Before I had kids, I had the luxury of time, which I spent on creative pursuits, many of which I luckily got paid to do. I drew. I painted. I sewed. I wrote songs. I invented recipes and made yummy meals. I played guitar. I wrote—get this!—fiction. Also: I exercised regularly. I socialized on average five nights a week. I traveled for work to faraway lands, and I had at least 17 days a year when I didn’t worry about money. In short, I had a fully formed identity that had nothing to do with children, a rich intellectual, creative and social life.
When I’d imagined motherhood, I saw myself continuing those creative pursuits, bestowing my love of friends and culture and nature on my kids, teaching them the joy of crafting, leading them on walks through the park, and inventing exotic, organic baby foods to expand their palates.
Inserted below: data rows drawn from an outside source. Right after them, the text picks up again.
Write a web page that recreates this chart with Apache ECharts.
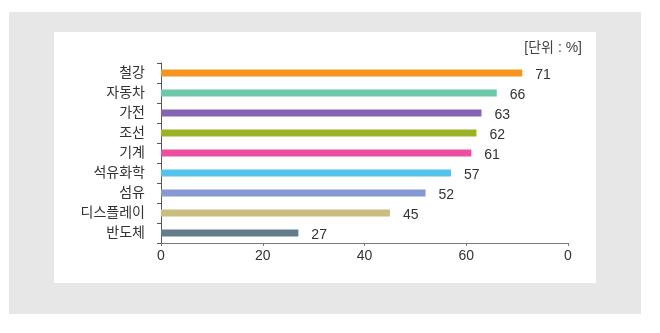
<!DOCTYPE html>
<html>
<head>
<meta charset="utf-8">
<script src="https://cdn.jsdelivr.net/npm/echarts@6/dist/echarts.min.js"></script>
<style>
  html, body { margin: 0; padding: 0; background: #ffffff; }
  #chart { width: 660px; height: 333px; }
</style>
</head>
<body>
<div id="chart"></div>
<script>
// Industries and their share (%)
const categories = ['철강', '자동차', '가전', '조선', '기계', '석유화학', '섬유', '디스플레이', '반도체'];
const values = [71, 66, 63, 62, 61, 57, 52, 45, 27];
const barColors = ['#F5941E', '#6DC8A8', '#8663B3', '#9AB325', '#EC4FA0', '#55C2EA', '#8699D5', '#CBBD7F', '#637D8A'];
const tickLabels = ['0', '20', '40', '60', '0'];
const unitText = '[단위 : %]';

const FONT = '"Liberation Sans", "Noto Sans CJK KR", sans-serif';

const chart = echarts.init(document.getElementById('chart'), null, { renderer: 'canvas' });

chart.setOption({
  animation: false,
  backgroundColor: '#ffffff',
  graphic: [
    { type: 'rect', z: -10, shape: { x: 9, y: 12, width: 632, height: 302 }, style: { fill: '#E7E7E7' } },
    { type: 'rect', z: -9, shape: { x: 54, y: 32, width: 542, height: 251 }, style: { fill: '#ffffff' } },
    {
      type: 'text', right: 660 - 582, top: 41,
      style: { text: unitText, font: '14px ' + FONT, fill: '#444444' }
    }
  ],
  grid: { left: 161, right: 92, top: 63, bottom: 90, containLabel: false },
  xAxis: {
    type: 'value', min: 0, max: 80, interval: 20,
    axisLine: { show: true, lineStyle: { color: '#7a7a7a', width: 1 } },
    axisTick: { show: true, length: 3, lineStyle: { color: '#7a7a7a' } },
    splitLine: { show: false },
    axisLabel: {
      margin: 6, color: '#333333', fontSize: 14, fontFamily: FONT,
      formatter: v => tickLabels[Math.round(v / 20)]
    }
  },
  yAxis: {
    type: 'category', data: categories, inverse: true,
    axisLine: { show: true, lineStyle: { color: '#555555', width: 1 } },
    axisTick: { show: true, length: 4, lineStyle: { color: '#555555' } },
    axisLabel: { margin: 16, color: '#333333', fontSize: 14, fontFamily: FONT }
  },
  series: [{
    type: 'bar',
    data: values.map((v, i) => ({ value: v, itemStyle: { color: barColors[i] } })),
    barWidth: 7,
    label: {
      show: true, position: 'right', distance: 13, offset: [0, 2],
      color: '#333333', fontSize: 14, fontFamily: FONT
    }
  }]
});
</script>
</body>
</html>
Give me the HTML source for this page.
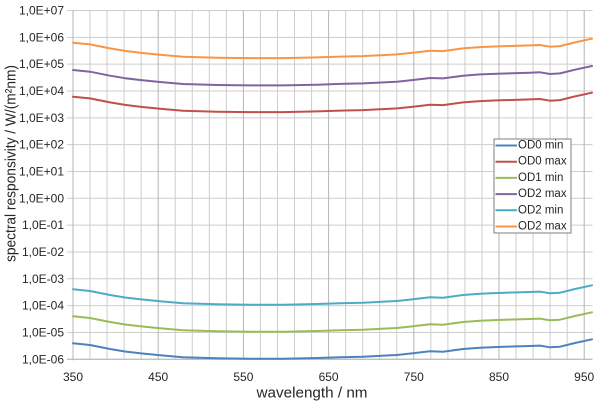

But this is the reality: most days my kids are eating foods from shiny, squeezy packages, and 87 percent of my time is spent trying to distract them so I can ferociously—but unsuccessfully—tidy our apartment. Then I shuffle them off to bed as quickly as possible so I can sit on the couch, drooling, eating takeout and watching Homeland. Suddenly I am a bad cook, a terrible craftsperson, a talentless musician. I can barely read a novel, let alone write one. I hardly recognize myself, and it’s not just because I’ve had so little sleep in the last three-and-a-half years that I practically have a permanent tattoo of dark circles beneath my eyes. It’s because I’ve gone missing, leaving in my stead this creativity-free zombie whiner.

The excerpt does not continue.